Product managers sit at the intersection of business, engineering, and user experience. This unique vantage point makes product management one of the most naturally content-rich roles on LinkedIn.
Yet, many PMs use LinkedIn strictly as a static resume, only updating their profile when they are looking for a new role.
If you are a product manager, building a personal brand on LinkedIn isn't just about finding your next job. It is about attracting top talent to your team, pressure-testing your product hypotheses in public, and building an audience for your future launches.
Here is the complete guide to LinkedIn for product managers in 2026, including profile optimization, content pillars, and writing strategies.
Why Product Managers Need a LinkedIn Strategy
As a PM, you are constantly communicating. You write PRDs, present roadmaps, and align stakeholders. That exact skillset translates perfectly to LinkedIn content creation.
Having a strong LinkedIn presence provides three specific advantages for product managers:
- Talent Attraction: The best engineers and designers want to work with PMs who have clear vision and strong communication skills. Your public writing acts as a magnet for top talent.
- Audience Building: If you ever plan to launch your own product, start a newsletter, or transition to a founder role, having an established audience is an unfair advantage.
- Career Mobility: When you share your frameworks and methodologies publicly, recruiters and hiring managers come to you with unlisted opportunities.
Optimizing Your PM LinkedIn Profile
Before you start publishing content, your profile needs to be optimized for conversion. When your posts gain traction, readers will visit your profile to see who you are.
The PM Headline
Your headline is the most visible part of your profile. It follows your name everywhere on LinkedIn.
Move beyond the default "Product Manager at [Company]". A strong PM headline includes your role, your specific expertise, and the value you provide.
Strong PM Headline Formula:
[Role] at [Company] | [Specific Expertise/Niche] | [What you write about]
Examples:
- Senior Product Manager at TechCorp | Growth & Monetization | Writing about product strategy and user psychology
- Group PM at StartupX | Ex-Fintech | Helping PMs navigate stakeholder management
- Product Lead | B2B SaaS | Sharing frameworks for 0-to-1 product launches
The Featured Section
For product managers, the Featured section is your portfolio. Use it to highlight:
- A deep-dive product teardown you wrote
- A link to your product management newsletter
- A high-performing LinkedIn post about your favorite prioritization framework
- Media links from a product launch you led
4 Content Pillars for Product Managers
Staring at a blank screen is the hardest part of content creation. To make posting sustainable, stick to these four core content pillars.
1. Product Teardowns
Product people love analyzing other products. Pick an app you use daily and break down its UX, onboarding flow, or monetization strategy.
What makes this app sticky? Why did they choose that specific UI pattern? Teardowns showcase your analytical skills and product sense in real-time.
2. The "Messy Middle"
There is a surplus of generic advice on LinkedIn. What people actually want to read is the truth about how hard product management is.

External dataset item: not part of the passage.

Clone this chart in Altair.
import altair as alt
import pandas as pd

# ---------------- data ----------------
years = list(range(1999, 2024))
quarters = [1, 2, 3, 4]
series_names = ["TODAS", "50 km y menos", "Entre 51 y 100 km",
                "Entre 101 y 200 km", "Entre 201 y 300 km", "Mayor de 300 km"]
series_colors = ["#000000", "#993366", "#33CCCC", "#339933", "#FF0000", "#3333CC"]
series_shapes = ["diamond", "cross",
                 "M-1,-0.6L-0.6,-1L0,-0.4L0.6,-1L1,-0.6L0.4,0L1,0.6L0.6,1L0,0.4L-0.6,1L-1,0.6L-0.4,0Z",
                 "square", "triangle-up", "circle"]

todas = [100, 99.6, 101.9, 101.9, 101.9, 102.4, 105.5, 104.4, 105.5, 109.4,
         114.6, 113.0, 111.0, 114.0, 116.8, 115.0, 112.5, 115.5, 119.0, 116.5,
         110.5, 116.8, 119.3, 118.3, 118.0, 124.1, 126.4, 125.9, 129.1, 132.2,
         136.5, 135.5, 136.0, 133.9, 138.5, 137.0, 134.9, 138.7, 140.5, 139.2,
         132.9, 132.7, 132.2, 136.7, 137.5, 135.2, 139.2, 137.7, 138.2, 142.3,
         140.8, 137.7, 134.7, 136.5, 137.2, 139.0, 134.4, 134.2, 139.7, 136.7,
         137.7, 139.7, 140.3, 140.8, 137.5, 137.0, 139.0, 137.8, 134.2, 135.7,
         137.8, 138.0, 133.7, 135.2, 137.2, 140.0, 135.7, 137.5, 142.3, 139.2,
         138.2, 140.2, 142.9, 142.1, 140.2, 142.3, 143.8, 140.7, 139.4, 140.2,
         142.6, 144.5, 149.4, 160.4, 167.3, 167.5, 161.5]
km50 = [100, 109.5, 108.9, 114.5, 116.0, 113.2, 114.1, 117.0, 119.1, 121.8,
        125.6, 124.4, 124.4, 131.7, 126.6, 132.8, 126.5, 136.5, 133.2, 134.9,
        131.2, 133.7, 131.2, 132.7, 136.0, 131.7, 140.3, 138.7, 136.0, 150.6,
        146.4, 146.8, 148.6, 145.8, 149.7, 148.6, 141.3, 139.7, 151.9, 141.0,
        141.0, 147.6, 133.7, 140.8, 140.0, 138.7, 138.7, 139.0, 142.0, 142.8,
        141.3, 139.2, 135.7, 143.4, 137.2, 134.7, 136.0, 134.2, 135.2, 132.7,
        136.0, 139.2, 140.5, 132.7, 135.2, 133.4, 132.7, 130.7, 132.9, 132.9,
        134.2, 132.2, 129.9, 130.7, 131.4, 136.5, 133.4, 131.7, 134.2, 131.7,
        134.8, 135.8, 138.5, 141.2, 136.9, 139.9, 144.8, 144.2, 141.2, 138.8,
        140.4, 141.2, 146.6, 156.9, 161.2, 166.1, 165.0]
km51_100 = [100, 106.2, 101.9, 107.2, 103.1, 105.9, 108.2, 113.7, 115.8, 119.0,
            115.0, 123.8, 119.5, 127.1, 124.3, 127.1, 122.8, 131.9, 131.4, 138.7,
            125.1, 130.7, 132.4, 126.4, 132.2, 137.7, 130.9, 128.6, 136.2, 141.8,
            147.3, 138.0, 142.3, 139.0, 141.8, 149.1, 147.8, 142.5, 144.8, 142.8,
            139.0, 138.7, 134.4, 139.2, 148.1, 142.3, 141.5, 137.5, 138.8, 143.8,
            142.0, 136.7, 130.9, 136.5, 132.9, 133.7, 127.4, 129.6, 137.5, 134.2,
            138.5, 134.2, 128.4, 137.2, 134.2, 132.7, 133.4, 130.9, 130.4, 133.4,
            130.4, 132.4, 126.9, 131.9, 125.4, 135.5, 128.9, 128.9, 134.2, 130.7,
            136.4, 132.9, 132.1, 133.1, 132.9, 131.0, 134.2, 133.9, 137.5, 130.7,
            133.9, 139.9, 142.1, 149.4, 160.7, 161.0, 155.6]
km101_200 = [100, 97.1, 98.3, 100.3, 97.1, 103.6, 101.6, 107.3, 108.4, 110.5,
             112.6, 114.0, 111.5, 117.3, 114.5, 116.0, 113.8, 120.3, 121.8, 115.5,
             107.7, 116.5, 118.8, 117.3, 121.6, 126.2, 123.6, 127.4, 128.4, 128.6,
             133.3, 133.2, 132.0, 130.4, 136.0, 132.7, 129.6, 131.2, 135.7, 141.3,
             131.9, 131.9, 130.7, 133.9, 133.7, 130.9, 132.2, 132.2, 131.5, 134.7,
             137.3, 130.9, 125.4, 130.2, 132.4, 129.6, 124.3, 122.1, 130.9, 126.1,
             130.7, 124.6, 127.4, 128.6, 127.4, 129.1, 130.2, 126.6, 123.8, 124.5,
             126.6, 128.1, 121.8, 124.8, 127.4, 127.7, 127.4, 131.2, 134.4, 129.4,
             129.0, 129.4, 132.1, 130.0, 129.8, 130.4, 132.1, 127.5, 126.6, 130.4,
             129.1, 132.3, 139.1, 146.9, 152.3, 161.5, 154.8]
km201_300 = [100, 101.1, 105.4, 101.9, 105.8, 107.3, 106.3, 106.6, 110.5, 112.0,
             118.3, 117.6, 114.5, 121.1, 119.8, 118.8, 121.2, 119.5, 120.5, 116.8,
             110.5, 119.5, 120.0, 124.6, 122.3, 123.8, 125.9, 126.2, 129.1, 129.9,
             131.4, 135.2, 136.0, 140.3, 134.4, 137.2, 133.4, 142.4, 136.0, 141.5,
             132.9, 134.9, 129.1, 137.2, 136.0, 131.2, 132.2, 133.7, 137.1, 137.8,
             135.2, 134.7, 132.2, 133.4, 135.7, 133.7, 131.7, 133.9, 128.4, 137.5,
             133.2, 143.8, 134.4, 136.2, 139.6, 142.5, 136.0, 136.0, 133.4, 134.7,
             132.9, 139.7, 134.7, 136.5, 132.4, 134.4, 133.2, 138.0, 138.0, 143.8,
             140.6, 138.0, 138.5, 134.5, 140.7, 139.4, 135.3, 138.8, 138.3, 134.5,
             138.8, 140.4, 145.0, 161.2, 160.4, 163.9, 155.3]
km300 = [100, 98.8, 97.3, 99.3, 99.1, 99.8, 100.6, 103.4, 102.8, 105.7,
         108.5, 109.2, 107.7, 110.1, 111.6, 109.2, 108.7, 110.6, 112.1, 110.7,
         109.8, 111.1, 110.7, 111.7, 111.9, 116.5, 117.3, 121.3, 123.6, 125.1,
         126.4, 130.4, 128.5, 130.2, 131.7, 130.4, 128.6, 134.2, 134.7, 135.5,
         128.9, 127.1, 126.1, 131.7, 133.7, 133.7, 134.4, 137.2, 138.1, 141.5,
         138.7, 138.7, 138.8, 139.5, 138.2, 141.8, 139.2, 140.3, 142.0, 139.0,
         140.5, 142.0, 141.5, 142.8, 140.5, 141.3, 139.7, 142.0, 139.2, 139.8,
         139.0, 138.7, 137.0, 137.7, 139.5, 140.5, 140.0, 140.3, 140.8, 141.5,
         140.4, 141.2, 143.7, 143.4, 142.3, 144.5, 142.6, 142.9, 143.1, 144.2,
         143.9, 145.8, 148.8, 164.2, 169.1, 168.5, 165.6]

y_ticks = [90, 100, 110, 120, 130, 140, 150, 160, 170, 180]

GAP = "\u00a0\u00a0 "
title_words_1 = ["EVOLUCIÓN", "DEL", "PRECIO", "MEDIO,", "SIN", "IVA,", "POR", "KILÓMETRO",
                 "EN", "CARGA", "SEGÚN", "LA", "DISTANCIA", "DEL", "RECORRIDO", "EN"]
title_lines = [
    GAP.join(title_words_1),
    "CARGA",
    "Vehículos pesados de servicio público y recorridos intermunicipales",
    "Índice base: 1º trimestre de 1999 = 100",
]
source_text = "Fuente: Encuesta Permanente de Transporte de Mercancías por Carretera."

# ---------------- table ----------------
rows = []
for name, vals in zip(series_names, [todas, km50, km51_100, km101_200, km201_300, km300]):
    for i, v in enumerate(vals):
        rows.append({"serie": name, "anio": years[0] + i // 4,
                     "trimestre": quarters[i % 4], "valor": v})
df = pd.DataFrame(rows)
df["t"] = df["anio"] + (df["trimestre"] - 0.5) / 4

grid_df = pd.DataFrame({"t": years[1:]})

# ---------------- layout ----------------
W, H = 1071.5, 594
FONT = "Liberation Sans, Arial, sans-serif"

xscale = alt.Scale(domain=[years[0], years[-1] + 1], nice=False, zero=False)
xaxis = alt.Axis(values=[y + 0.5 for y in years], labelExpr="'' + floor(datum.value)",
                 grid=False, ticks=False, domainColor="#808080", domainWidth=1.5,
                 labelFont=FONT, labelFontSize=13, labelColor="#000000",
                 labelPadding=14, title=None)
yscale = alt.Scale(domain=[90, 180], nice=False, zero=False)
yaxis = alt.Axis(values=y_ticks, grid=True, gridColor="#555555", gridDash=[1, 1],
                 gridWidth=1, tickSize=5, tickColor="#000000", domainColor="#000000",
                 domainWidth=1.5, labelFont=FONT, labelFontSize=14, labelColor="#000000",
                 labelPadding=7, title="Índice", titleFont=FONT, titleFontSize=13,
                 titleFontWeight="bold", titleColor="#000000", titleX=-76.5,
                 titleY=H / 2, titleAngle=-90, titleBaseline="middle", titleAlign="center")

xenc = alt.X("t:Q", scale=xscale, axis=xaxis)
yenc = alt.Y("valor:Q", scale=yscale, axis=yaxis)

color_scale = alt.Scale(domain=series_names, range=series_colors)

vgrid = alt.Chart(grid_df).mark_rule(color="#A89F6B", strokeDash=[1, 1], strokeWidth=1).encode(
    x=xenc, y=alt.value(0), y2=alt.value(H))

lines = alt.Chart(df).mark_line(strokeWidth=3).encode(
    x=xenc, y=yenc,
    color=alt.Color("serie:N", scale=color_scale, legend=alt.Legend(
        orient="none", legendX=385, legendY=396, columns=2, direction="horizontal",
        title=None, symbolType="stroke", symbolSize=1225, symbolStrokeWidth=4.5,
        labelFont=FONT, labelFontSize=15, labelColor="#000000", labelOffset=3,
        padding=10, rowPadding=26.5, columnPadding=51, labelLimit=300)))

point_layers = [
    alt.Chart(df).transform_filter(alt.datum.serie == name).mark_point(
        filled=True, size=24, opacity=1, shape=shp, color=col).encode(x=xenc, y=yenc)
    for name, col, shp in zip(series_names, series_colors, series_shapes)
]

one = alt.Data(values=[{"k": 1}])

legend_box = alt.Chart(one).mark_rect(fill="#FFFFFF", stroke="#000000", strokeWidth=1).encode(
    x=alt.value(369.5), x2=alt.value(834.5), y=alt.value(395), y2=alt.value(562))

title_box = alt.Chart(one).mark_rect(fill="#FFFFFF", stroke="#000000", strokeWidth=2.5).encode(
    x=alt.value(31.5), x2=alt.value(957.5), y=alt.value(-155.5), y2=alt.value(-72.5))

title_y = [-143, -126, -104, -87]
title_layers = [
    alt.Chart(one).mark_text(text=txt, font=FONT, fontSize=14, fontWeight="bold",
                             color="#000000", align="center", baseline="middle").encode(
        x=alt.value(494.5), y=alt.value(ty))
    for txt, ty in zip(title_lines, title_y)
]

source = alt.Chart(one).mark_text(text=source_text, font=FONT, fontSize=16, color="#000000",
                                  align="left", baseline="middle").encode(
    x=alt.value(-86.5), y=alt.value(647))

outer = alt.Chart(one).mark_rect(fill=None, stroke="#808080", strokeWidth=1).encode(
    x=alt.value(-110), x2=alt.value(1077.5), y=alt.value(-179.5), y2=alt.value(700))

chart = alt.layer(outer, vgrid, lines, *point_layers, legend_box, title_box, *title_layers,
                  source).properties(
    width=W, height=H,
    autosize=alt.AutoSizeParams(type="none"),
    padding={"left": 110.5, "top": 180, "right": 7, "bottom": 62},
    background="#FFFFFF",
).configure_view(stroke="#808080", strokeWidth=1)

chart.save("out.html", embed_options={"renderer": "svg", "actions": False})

Talk about the "messy middle"-how you handled a delayed launch, how you managed conflicting feedback from sales and engineering, or why you decided to kill a feature that users thought they wanted. Authenticity builds trust.
3. Frameworks and Methodologies
PMs love frameworks. Share how you actually use them in practice.
Instead of just explaining what RICE scoring or Jobs-to-be-Done is, share a specific example of how you adapted the framework for your team. Templates, spreadsheets, and step-by-step guides perform exceptionally well.
4. Leadership and Communication
A massive part of product management is leading without authority. Share your strategies for running effective meetings, writing better PRDs, giving feedback to designers, and managing executive stakeholders.
Formatting Best Practices for PM Posts
When writing your posts, structure matters just as much as the content. Product managers are used to writing scannable documents-apply that same principle to your LinkedIn posts.
- Use formatting strategically: Use bold text to highlight key metrics, frameworks, or takeaways. This makes your post scannable.
- Keep paragraphs short: Aim for 1-3 sentences per paragraph. Large blocks of text are intimidating on mobile devices.
- Use bullet points: When listing steps in a framework or multiple takeaways, use bulleted or numbered lists.
- Start with a strong hook: Your first line needs to stop the scroll. Instead of "Today I want to talk about prioritization," try "Most product teams waste 30% of their time building features users never asked for. Here is the prioritization framework that fixed this for us."
Always use a LinkedIn post preview tool to check how your formatting and hook will appear on mobile and desktop before you hit publish. This ensures your key points aren't buried behind the "see more" cutoff.
Summary
Building a LinkedIn presence as a product manager is an investment in your career trajectory. By optimizing your profile, sharing actionable frameworks, and giving a behind-the-scenes look at the realities of product development, you position yourself as a thought leader in the space.
Start small: commit to posting once a week about a challenge you solved or a framework you used. Over time, that consistency will compound into a powerful professional network.